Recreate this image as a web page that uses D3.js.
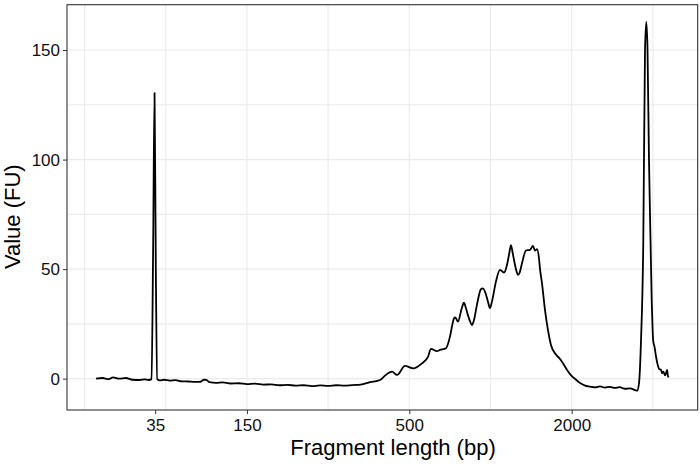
<!DOCTYPE html>
<html>
<head>
<meta charset="utf-8">
<script src="https://cdn.jsdelivr.net/npm/d3@7"></script>
<style>
  body { margin: 0; background: #fff; }
  svg { font-family: "Liberation Sans", Arial, sans-serif; }
</style>
</head>
<body>
<svg id="chart" width="700" height="465"></svg>
<script>
// migration time (s) and fluorescence (FU)
const migrationTime = [
  41.42, 42.2, 43.0, 43.5, 44.3, 45.1, 45.9, 46.8, 47.4, 47.9,
  48.25, 48.45, 48.62, 48.78, 48.95, 49.3, 49.8, 50.5, 51.2, 52.0,
  52.8, 53.6, 54.3, 54.7, 55.0, 55.4, 56.2, 57.0, 58.0, 59.0,
  60.0, 61.0, 62.0, 63.0, 64.0, 65.0, 66.0, 67.0, 68.0, 69.0,
  70.0, 71.0, 72.0, 73.0, 74.0, 75.16, 76.39, 77.01, 77.87, 78.49,
  79.47, 80.46, 81.56, 82.30, 82.67, 83.41, 83.78, 84.52, 85.01, 85.38,
  85.5, 85.62, 85.75, 85.99, 86.45, 86.73, 86.95, 87.22, 87.5, 87.71,
  87.95, 88.33, 88.82, 89.07, 89.32, 89.7, 89.93, 90.2, 90.67,
  91.16, 91.66, 92.03, 92.3, 92.52, 92.75, 93.02, 93.2, 93.39, 93.6,
  93.88, 94.37, 94.87, 95.23, 95.48, 95.73, 95.97, 96.1, 96.34, 96.71,
  97.08, 97.45, 98.06, 98.56, 98.93,
  99.43, 99.93, 100.55, 101.04, 101.66, 102.28, 102.9, 103.49, 104.1, 104.7,
  105.3, 105.9, 106.57, 107.2, 107.8, 108.05, 108.29, 108.54, 108.82, 109.03,
  109.19, 109.34, 109.52, 109.71, 109.86, 109.97, 110.05, 110.2, 110.39, 110.55,
  110.76, 111.0, 111.13, 111.3, 111.5, 111.62, 111.75, 111.87, 112.0
]
const fluorescence = [
  0, 0.3, -0.2, 0.6, 0, 0.3, -0.5, -0.6, -0.3, -0.6,
  -0.2, 60, 130.4, 50, -0.3, -0.8, -0.5, -0.9, -0.7, -1.2,
  -1.3, -1.5, -1.4, -0.5, -0.6, -1.6, -1.9, -1.7, -2.2, -2.1,
  -2.5, -2.3, -2.7, -2.6, -3.0, -2.8, -3.2, -3.0, -3.4, -3.1,
  -3.3, -3.0, -3.2, -2.9, -2.7, -1.6, -0.6, 1.4, 3.2, 1.7,
  5.8, 4.7, 7.0, 10, 13.6, 12.6, 13.1, 13.9, 19.2, 26,
  27.5, 28, 27.6, 26, 32, 34.7, 32.5, 29, 26, 24.5,
  26.5, 33.7, 40.8, 41.2, 39.7, 35, 32.2, 35.5, 44.3,
  49.7, 48.4, 51.9, 57, 61, 57, 51.9, 49, 47.4, 48.5,
  52.7, 58.5, 58.8, 60.6, 58.5, 59.1, 55, 50, 43.6, 31.4,
  22.2, 15.4, 11, 9, 7,
  4, 1.5, -0.5, -2, -3.2, -3.6, -4.0, -3.5, -4.1, -3.7,
  -4.2, -3.9, -4.6, -4.4, -5.2, -5.5, -2.1, 17.7, 63, 150,
  162.8, 150, 100, 63, 35, 22, 17, 14.6, 10, 7,
  4.5, 4, 2.5, 3.2, 1.5, 2.5, 4, 0.9, 0.9
]

// ladder positions (s) and their sizes
const ladderTimes = [48.7, 60, 80, 100]
const ladderLabels = ["35", "150", "500", "2000"]
const yTicks = [0, 50, 100, 150]
const xGrid = [40, 50, 60, 70, 80, 90, 100, 110]
const yGrid = [0, 25, 50, 75, 100, 125, 150]

const margin = { top: 4.7, right: 2.3, bottom: 55, left: 67 }
const width = 700 - margin.left - margin.right
const height = 465 - margin.top - margin.bottom

const svg = d3.select('#chart')
const g = svg.append('g')
  .attr('transform', 'translate(' + margin.left + ',' + margin.top + ')')

const xScale = d3.scaleLinear().domain([37.84, 115.52]).range([0, width])
const yScale = d3.scaleLinear().domain([-14.3, 170.7]).range([height, 0])

// grid
g.append('g').selectAll('line')
  .data(xGrid)
  .enter().append('line')
  .attr('x1', d => xScale(d)).attr('x2', d => xScale(d))
  .attr('y1', 0).attr('y2', height)
  .attr('stroke', '#ebebeb').attr('stroke-width', 1.1)

g.append('g').selectAll('line')
  .data(yGrid)
  .enter().append('line')
  .attr('y1', d => yScale(d)).attr('y2', d => yScale(d))
  .attr('x1', 0).attr('x2', width)
  .attr('stroke', '#ebebeb').attr('stroke-width', 1.1)

// trace
const trace = migrationTime.map((t, i) => [t, fluorescence[i]])
const line = d3.line()
  .curve(d3.curveMonotoneX)
  .x(d => xScale(d[0]))
  .y(d => yScale(d[1]))

g.append('path')
  .datum(trace)
  .attr('fill', 'none')
  .attr('stroke', '#000')
  .attr('stroke-width', 1.8)
  .attr('stroke-linejoin', 'round')
  .attr('d', line)

// axes
const xAxis = d3.axisBottom(xScale)
  .tickValues(ladderTimes)
  .tickFormat((d, i) => ladderLabels[i])
  .tickSize(4).tickPadding(5)
const yAxis = d3.axisLeft(yScale)
  .tickValues(yTicks)
  .tickSize(4).tickPadding(3)

const gx = g.append('g').attr('transform', 'translate(0,' + height + ')').call(xAxis)
const gy = g.append('g').call(yAxis)
gx.select('.domain').remove()
gy.select('.domain').remove()
svg.selectAll('.tick line').attr('stroke', '#333')
svg.selectAll('.tick text').attr('fill', '#111').style('font-size', '17px')

// panel border
g.append('rect')
  .attr('width', width).attr('height', height)
  .attr('fill', 'none').attr('stroke', '#333').attr('stroke-width', 1.1)

// titles
svg.append('text')
  .attr('x', 393).attr('y', 455)
  .attr('text-anchor', 'middle')
  .style('font-size', '22px')
  .attr('fill', '#000')
  .text('Fragment length (bp)')

svg.append('text')
  .attr('transform', 'translate(20,216.7) rotate(-90)')
  .attr('text-anchor', 'middle')
  .style('font-size', '22px')
  .attr('fill', '#000')
  .text('Value (FU)')
</script>
</body>
</html>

----

**Exercise brief**
Transcribe the material exactly, leaving every picture out.

**Solution to the problem**
Recreate this image as a web page that uses D3.js.
<!DOCTYPE html>
<html>
<head>
<meta charset="utf-8">
<script src="https://cdn.jsdelivr.net/npm/d3@7"></script>
<style>
  body { margin: 0; background: #fff; }
  svg { font-family: "Liberation Sans", Arial, sans-serif; }
</style>
</head>
<body>
<svg id="chart" width="700" height="465"></svg>
<script>
// migration time (s) and fluorescence (FU)
const migrationTime = [
  41.42, 42.2, 43.0, 43.5, 44.3, 45.1, 45.9, 46.8, 47.4, 47.9,
  48.25, 48.45, 48.62, 48.78, 48.95, 49.3, 49.8, 50.5, 51.2, 52.0,
  52.8, 53.6, 54.3, 54.7, 55.0, 55.4, 56.2, 57.0, 58.0, 59.0,
  60.0, 61.0, 62.0, 63.0, 64.0, 65.0, 66.0, 67.0, 68.0, 69.0,
  70.0, 71.0, 72.0, 73.0, 74.0, 75.16, 76.39, 77.01, 77.87, 78.49,
  79.47, 80.46, 81.56, 82.30, 82.67, 83.41, 83.78, 84.52, 85.01, 85.38,
  85.5, 85.62, 85.75, 85.99, 86.45, 86.73, 86.95, 87.22, 87.5, 87.71,
  87.95, 88.33, 88.82, 89.07, 89.32, 89.7, 89.93, 90.2, 90.67,
  91.16, 91.66, 92.03, 92.3, 92.52, 92.75, 93.02, 93.2, 93.39, 93.6,
  93.88, 94.37, 94.87, 95.23, 95.48, 95.73, 95.97, 96.1, 96.34, 96.71,
  97.08, 97.45, 98.06, 98.56, 98.93,
  99.43, 99.93, 100.55, 101.04, 101.66, 102.28, 102.9, 103.49, 104.1, 104.7,
  105.3, 105.9, 106.57, 107.2, 107.8, 108.05, 108.29, 108.54, 108.82, 109.03,
  109.19, 109.34, 109.52, 109.71, 109.86, 109.97, 110.05, 110.2, 110.39, 110.55,
  110.76, 111.0, 111.13, 111.3, 111.5, 111.62, 111.75, 111.87, 112.0
]
const fluorescence = [
  0, 0.3, -0.2, 0.6, 0, 0.3, -0.5, -0.6, -0.3, -0.6,
  -0.2, 60, 130.4, 50, -0.3, -0.8, -0.5, -0.9, -0.7, -1.2,
  -1.3, -1.5, -1.4, -0.5, -0.6, -1.6, -1.9, -1.7, -2.2, -2.1,
  -2.5, -2.3, -2.7, -2.6, -3.0, -2.8, -3.2, -3.0, -3.4, -3.1,
  -3.3, -3.0, -3.2, -2.9, -2.7, -1.6, -0.6, 1.4, 3.2, 1.7,
  5.8, 4.7, 7.0, 10, 13.6, 12.6, 13.1, 13.9, 19.2, 26,
  27.5, 28, 27.6, 26, 32, 34.7, 32.5, 29, 26, 24.5,
  26.5, 33.7, 40.8, 41.2, 39.7, 35, 32.2, 35.5, 44.3,
  49.7, 48.4, 51.9, 57, 61, 57, 51.9, 49, 47.4, 48.5,
  52.7, 58.5, 58.8, 60.6, 58.5, 59.1, 55, 50, 43.6, 31.4,
  22.2, 15.4, 11, 9, 7,
  4, 1.5, -0.5, -2, -3.2, -3.6, -4.0, -3.5, -4.1, -3.7,
  -4.2, -3.9, -4.6, -4.4, -5.2, -5.5, -2.1, 17.7, 63, 150,
  162.8, 150, 100, 63, 35, 22, 17, 14.6, 10, 7,
  4.5, 4, 2.5, 3.2, 1.5, 2.5, 4, 0.9, 0.9
]

// ladder positions (s) and their sizes
const ladderTimes = [48.7, 60, 80, 100]
const ladderLabels = ["35", "150", "500", "2000"]
const yTicks = [0, 50, 100, 150]
const xGrid = [40, 50, 60, 70, 80, 90, 100, 110]
const yGrid = [0, 25, 50, 75, 100, 125, 150]

const margin = { top: 4.7, right: 2.3, bottom: 55, left: 67 }
const width = 700 - margin.left - margin.right
const height = 465 - margin.top - margin.bottom

const svg = d3.select('#chart')
const g = svg.append('g')
  .attr('transform', 'translate(' + margin.left + ',' + margin.top + ')')

const xScale = d3.scaleLinear().domain([37.84, 115.52]).range([0, width])
const yScale = d3.scaleLinear().domain([-14.3, 170.7]).range([height, 0])

// grid
g.append('g').selectAll('line')
  .data(xGrid)
  .enter().append('line')
  .attr('x1', d => xScale(d)).attr('x2', d => xScale(d))
  .attr('y1', 0).attr('y2', height)
  .attr('stroke', '#ebebeb').attr('stroke-width', 1.1)

g.append('g').selectAll('line')
  .data(yGrid)
  .enter().append('line')
  .attr('y1', d => yScale(d)).attr('y2', d => yScale(d))
  .attr('x1', 0).attr('x2', width)
  .attr('stroke', '#ebebeb').attr('stroke-width', 1.1)

// trace
const trace = migrationTime.map((t, i) => [t, fluorescence[i]])
const line = d3.line()
  .curve(d3.curveMonotoneX)
  .x(d => xScale(d[0]))
  .y(d => yScale(d[1]))

g.append('path')
  .datum(trace)
  .attr('fill', 'none')
  .attr('stroke', '#000')
  .attr('stroke-width', 1.8)
  .attr('stroke-linejoin', 'round')
  .attr('d', line)

// axes
const xAxis = d3.axisBottom(xScale)
  .tickValues(ladderTimes)
  .tickFormat((d, i) => ladderLabels[i])
  .tickSize(4).tickPadding(5)
const yAxis = d3.axisLeft(yScale)
  .tickValues(yTicks)
  .tickSize(4).tickPadding(3)

const gx = g.append('g').attr('transform', 'translate(0,' + height + ')').call(xAxis)
const gy = g.append('g').call(yAxis)
gx.select('.domain').remove()
gy.select('.domain').remove()
svg.selectAll('.tick line').attr('stroke', '#333')
svg.selectAll('.tick text').attr('fill', '#111').style('font-size', '17px')

// panel border
g.append('rect')
  .attr('width', width).attr('height', height)
  .attr('fill', 'none').attr('stroke', '#333').attr('stroke-width', 1.1)

// titles
svg.append('text')
  .attr('x', 393).attr('y', 455)
  .attr('text-anchor', 'middle')
  .style('font-size', '22px')
  .attr('fill', '#000')
  .text('Fragment length (bp)')

svg.append('text')
  .attr('transform', 'translate(20,216.7) rotate(-90)')
  .attr('text-anchor', 'middle')
  .style('font-size', '22px')
  .attr('fill', '#000')
  .text('Value (FU)')
</script>
</body>
</html>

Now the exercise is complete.